If someone were to return an item, an employee could place it in a designated area where the tag would then be turned back on by a reader. In 2023 or 2024, a third application will be offered that will provide consumer engagement long after customers leave the store with their purchases. Shoppers would opt into the system at the point of sale, enabling them to leave with their newly purchased products without store associates having to remove the Nexite tags. The tags are essentially turned off at the point of sale, but they could be reactivated by consumers, with the privacy settings they choose to activate.
Connected Closets with Bluetooth Speakers
The connected-closet solution will leverage an app from Nexite on a customer’s phone, using a BLE-based smart speaker in their home, such as Amazon Alexa or Google Home. Users would read tags via their mobile phone to create a virtual closet of the tagged clothing in their home. The system would know which products were in the closet, as well as when they were removed to be worn or washed, and it would thus make recommendations accordingly. For instance, if a person wore a shirt listed in the app, the BLE device would cease to read that tag and would know it was in use.
To attain benefits from this feature, Shakedd estimates that individuals would need to have at least 40 percent of their closet’s clothing tagged. The application, she predicts, will become more popular once a larger number of brands and retailers are using the labels.
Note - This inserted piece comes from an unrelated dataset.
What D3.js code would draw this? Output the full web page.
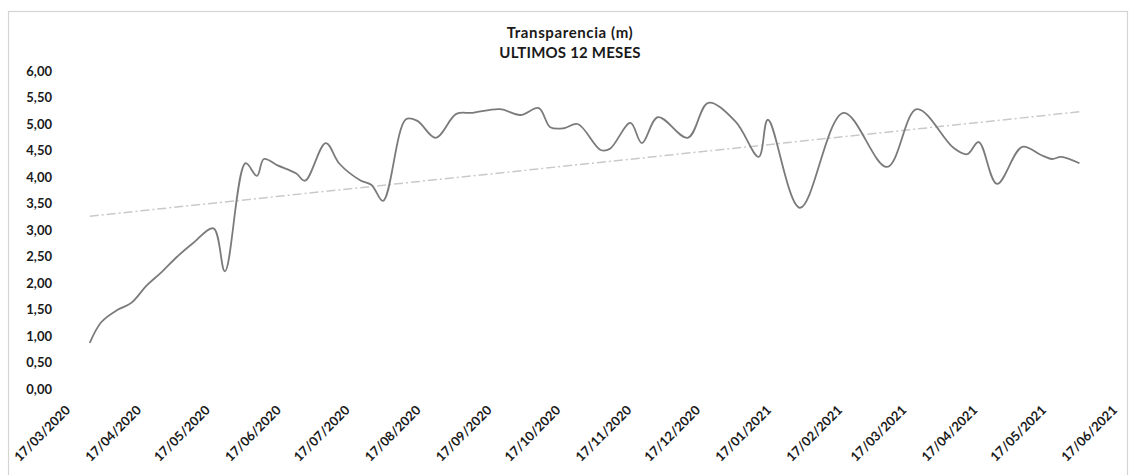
<!DOCTYPE html>
<html>
<head>
<meta charset="utf-8">
<script src="https://cdn.jsdelivr.net/npm/d3@7"></script>
<style>
  html, body { margin: 0; padding: 0; background: #ffffff; }
  svg { display: block; }
  text { font-family: Lato, "Liberation Sans", sans-serif; font-weight: 700; fill: #1a1a1a; }
</style>
</head>
<body>
<svg id="chart" width="1129" height="475"></svg>
<script>
// ---- data ----
const dates = [
  "2020-03-23","2020-03-28","2020-04-04","2020-04-10","2020-04-17","2020-04-23","2020-04-30",
  "2020-05-07","2020-05-16","2020-05-21","2020-05-30","2020-06-04","2020-06-07","2020-06-13",
  "2020-06-21","2020-06-25","2020-07-04","2020-07-10","2020-07-19","2020-07-24","2020-07-29",
  "2020-08-08","2020-08-13","2020-08-21","2020-08-30","2020-09-06","2020-09-18","2020-09-27",
  "2020-10-05","2020-10-10","2020-10-16","2020-10-22","2020-11-01","2020-11-05","2020-11-14",
  "2020-11-19","2020-11-26","2020-12-09","2020-12-18","2020-12-30","2021-01-09","2021-01-13",
  "2021-01-27","2021-02-15","2021-03-06","2021-03-19","2021-04-04","2021-04-10","2021-04-15",
  "2021-04-23","2021-05-04","2021-05-12","2021-05-17","2021-05-21","2021-05-29"
];
const transparencia = [
  0.87, 1.26, 1.49, 1.62, 1.96, 2.19, 2.49,
  2.75, 3.03, 2.22, 4.26, 4.02, 4.34, 4.22,
  4.07, 3.93, 4.64, 4.25, 3.94, 3.85, 3.55,
  5.09, 5.06, 4.74, 5.19, 5.21, 5.28, 5.17,
  5.30, 4.94, 4.92, 5.00, 4.51, 4.53, 5.02,
  4.64, 5.13, 4.74, 5.40, 5.04, 4.38, 5.08,
  3.42, 5.21, 4.19, 5.28, 4.55, 4.43, 4.66,
  3.87, 4.57, 4.42, 4.34, 4.38, 4.26
];
// linear trend line (Excel trendline), end values
const trendDates = ["2020-03-23", "2021-05-29"];
const trendValues = [3.26, 5.23];

const xTickLabels = [
  "17/03/2020","17/04/2020","17/05/2020","17/06/2020","17/07/2020","17/08/2020",
  "17/09/2020","17/10/2020","17/11/2020","17/12/2020","17/01/2021","17/02/2021",
  "17/03/2021","17/04/2021","17/05/2021","17/06/2021"
];
const yTicks = [0, 0.5, 1, 1.5, 2, 2.5, 3, 3.5, 4, 4.5, 5, 5.5, 6];
const titleLines = ["Transparencia (m)", "ULTIMOS 12 MESES"];

// ---- drawing ----
const svg = d3.select("#chart");
const parse = d3.timeParse("%Y-%m-%d");
const parseLabel = d3.timeParse("%d/%m/%Y");

// chart frame
svg.append("rect")
  .attr("x", 8.5).attr("y", 11.5)
  .attr("width", 1119).attr("height", 480)
  .attr("fill", "#ffffff")
  .attr("stroke", "#d4d4d4").attr("stroke-width", 1.2);

const x = d3.scaleTime()
  .domain([parseLabel(xTickLabels[0]), parseLabel(xTickLabels[xTickLabels.length - 1])])
  .range([76, 1123]);
const y = d3.scaleLinear().domain([0, 6]).range([389, 71]);

const fmt = v => d3.format(".2f")(v).replace(".", ",");

// y axis (no line, no ticks, labels only)
const yAxis = d3.axisLeft(y).tickValues(yTicks).tickFormat(fmt).tickSize(0).tickPadding(0);
const gy = svg.append("g").attr("transform", "translate(52,0)").call(yAxis);
gy.select(".domain").remove();
gy.selectAll("text")
  .attr("font-family", "Lato, 'Liberation Sans', sans-serif")
  .attr("font-size", 13).attr("font-weight", 700).attr("fill", "#1a1a1a");

// x axis (rotated labels)
const xTickDates = xTickLabels.map(parseLabel);
const xAxis = d3.axisBottom(x).tickValues(xTickDates)
  .tickFormat(d3.timeFormat("%d/%m/%Y")).tickSize(0).tickPadding(0);
const gx = svg.append("g").attr("transform", "translate(0,0)").call(xAxis);
gx.select(".domain").remove();
gx.selectAll(".tick").attr("transform", d => `translate(${x(d) - 5},411)`);
gx.selectAll("text")
  .attr("font-family", "Lato, 'Liberation Sans', sans-serif")
  .attr("font-size", 13).attr("font-weight", 700).attr("fill", "#1a1a1a")
  .attr("text-anchor", "end").attr("dy", 0).attr("y", 0)
  .attr("transform", "rotate(-45)");

// trend line
const trendData = trendDates.map((d, i) => ({ d: parse(d), v: trendValues[i] }));
svg.append("path")
  .datum(trendData)
  .attr("fill", "none")
  .attr("stroke", "#c9c9c9")
  .attr("stroke-width", 1.5)
  .attr("stroke-dasharray", "9,3,2,3")
  .attr("d", d3.line().x(p => x(p.d)).y(p => y(p.v)));

// main series
const series = dates.map((d, i) => ({ d: parse(d), v: transparencia[i] }));
svg.append("path")
  .datum(series)
  .attr("fill", "none")
  .attr("stroke", "#7b7b7b")
  .attr("stroke-width", 1.8)
  .attr("stroke-linejoin", "round")
  .attr("d", d3.line().x(p => x(p.d)).y(p => y(p.v)).curve(d3.curveCatmullRom.alpha(0.5)));

// title
svg.append("text")
  .attr("x", 570).attr("y", 38)
  .attr("text-anchor", "middle").attr("font-size", 15)
  .attr("letter-spacing", 0.6)
  .text(titleLines[0]);
svg.append("text")
  .attr("x", 570).attr("y", 58)
  .attr("text-anchor", "middle").attr("font-size", 15)
  .attr("letter-spacing", 0.2)
  .text(titleLines[1]);
</script>
</body>
</html>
In the future, individuals could purchase a reader to build into their closet. “Eventually,” she states, “we will have readers in the washing machine,” which will confirm that an item has been laundered before it is recommended for reuse.
Nexite’s technology is unique among BLE and RFID solutions, the company reports, because of its real-time functionality without requiring a tag battery, and because of its long-range capability. “Our main differentiator is the battery-free tag and the operating range,” Shakedd explains. “You can read it for 5 to 7 meters [16.4 to 30 feet], so you place readers in the ceiling where no one can see them, and everything is being captured automatically.”
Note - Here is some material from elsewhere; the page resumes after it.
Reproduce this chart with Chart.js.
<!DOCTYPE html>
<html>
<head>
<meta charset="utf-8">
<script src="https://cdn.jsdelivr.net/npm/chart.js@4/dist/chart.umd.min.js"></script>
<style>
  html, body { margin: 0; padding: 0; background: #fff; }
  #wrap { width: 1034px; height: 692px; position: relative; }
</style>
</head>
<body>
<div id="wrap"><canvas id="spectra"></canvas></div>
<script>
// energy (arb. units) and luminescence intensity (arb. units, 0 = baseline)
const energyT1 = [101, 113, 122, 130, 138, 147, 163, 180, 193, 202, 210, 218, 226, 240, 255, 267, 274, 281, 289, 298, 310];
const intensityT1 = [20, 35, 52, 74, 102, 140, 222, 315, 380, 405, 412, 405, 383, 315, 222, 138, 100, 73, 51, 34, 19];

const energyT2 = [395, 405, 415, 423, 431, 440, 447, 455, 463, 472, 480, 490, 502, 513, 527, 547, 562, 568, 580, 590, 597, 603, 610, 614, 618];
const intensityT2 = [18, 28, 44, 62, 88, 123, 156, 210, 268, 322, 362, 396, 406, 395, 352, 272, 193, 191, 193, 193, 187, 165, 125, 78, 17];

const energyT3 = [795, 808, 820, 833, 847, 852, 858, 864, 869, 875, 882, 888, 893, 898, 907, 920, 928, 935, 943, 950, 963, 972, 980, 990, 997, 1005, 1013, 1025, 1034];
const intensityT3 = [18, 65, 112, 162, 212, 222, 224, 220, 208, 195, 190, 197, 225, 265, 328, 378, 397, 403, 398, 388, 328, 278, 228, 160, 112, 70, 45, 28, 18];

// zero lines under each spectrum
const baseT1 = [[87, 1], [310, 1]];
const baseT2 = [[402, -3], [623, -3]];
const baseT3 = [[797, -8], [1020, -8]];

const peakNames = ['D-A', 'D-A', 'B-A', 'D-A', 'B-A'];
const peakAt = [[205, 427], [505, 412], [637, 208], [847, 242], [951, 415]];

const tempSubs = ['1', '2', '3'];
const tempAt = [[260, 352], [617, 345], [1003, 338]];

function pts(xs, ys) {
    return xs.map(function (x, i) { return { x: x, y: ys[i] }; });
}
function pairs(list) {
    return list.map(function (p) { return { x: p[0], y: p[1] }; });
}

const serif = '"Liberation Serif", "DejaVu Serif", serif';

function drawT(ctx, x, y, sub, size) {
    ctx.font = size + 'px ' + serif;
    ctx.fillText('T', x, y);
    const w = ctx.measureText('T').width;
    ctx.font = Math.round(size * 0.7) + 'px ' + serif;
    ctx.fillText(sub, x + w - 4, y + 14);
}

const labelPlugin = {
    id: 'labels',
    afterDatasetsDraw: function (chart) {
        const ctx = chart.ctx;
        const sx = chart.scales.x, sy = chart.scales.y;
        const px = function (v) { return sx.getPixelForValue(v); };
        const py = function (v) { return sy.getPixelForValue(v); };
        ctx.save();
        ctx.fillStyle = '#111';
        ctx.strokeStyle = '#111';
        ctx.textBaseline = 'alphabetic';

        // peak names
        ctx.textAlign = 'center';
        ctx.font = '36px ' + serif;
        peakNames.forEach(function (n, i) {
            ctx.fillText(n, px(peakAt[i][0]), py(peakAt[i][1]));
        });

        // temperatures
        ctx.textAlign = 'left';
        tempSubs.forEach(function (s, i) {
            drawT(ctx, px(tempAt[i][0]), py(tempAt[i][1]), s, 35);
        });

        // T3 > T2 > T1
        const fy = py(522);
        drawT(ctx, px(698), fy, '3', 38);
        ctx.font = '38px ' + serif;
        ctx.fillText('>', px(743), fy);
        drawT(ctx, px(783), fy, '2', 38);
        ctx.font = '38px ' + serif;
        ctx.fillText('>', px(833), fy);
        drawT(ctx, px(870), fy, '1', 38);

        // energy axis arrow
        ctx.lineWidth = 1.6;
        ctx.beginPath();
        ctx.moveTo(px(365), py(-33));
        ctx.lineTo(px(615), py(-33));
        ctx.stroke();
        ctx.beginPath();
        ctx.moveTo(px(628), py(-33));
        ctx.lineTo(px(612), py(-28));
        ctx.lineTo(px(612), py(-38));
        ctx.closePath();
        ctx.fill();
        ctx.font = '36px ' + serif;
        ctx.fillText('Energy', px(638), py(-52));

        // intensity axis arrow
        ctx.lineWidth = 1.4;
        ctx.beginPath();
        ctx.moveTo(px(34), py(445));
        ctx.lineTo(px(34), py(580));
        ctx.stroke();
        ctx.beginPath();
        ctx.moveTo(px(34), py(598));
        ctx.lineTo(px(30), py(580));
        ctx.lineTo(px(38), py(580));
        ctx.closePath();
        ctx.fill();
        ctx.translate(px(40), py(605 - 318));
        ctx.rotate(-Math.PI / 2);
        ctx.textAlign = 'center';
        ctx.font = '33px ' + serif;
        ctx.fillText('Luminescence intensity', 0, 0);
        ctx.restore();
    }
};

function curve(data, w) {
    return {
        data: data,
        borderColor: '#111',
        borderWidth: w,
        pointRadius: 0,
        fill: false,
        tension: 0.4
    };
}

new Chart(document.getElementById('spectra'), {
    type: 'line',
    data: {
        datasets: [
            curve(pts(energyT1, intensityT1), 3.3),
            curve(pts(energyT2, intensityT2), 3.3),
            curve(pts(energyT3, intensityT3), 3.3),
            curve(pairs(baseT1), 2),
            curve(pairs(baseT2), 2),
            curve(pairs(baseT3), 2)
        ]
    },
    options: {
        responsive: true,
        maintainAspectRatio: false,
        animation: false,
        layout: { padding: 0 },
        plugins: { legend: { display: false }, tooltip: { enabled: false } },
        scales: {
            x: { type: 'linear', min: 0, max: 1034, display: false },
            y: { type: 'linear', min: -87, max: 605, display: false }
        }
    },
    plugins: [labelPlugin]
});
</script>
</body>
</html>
The company has multiple patents pending in the United States for its energy-management technology, which enables the tag to operate with very little energy, Shakedd says. Initially, for a store seeking real-time data about its products, the total cost of ownership at the point of full rollout, consisting of readers and a monthly subscription, would be approximately $4,000 for a space measuring 1,000 square meters (10,760 square feet). This infrastructure cost is considerably less than traditional RFID and EAS, she notes, and the tags are designed to be relatively low in cost—about $0.22 to $0.25 per item—while large-volume orders could bring the price down further.
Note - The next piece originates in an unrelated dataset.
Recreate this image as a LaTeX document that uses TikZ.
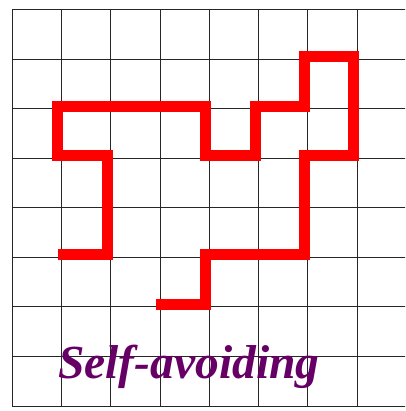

In the long term, the company may opt to offer what it terms “endless aisles,” in which shoppers could purchase products in a store even when it was closed, by viewing those goods through the window. They could use their phone to scan product tags from outside, and the transaction could be processed so the products could then be shipped to the shopper’s home or hotel, or be prepared for pickup. Nexite plans to host a product launch event in Israel on Jan. 25, 2023, with one of its retailer customers to display and demonstrate all the solutions.
Key Takeaways:
- Nexite’s passive BLE tags offer a real-time view into tagged goods as they move around a store, to help retailers better understand shopper behaviors.
- The next applications for the technology will provide electronic article surveillance and purchasing with a smartphone, followed by a smart closet app to be used in consumers’ homes.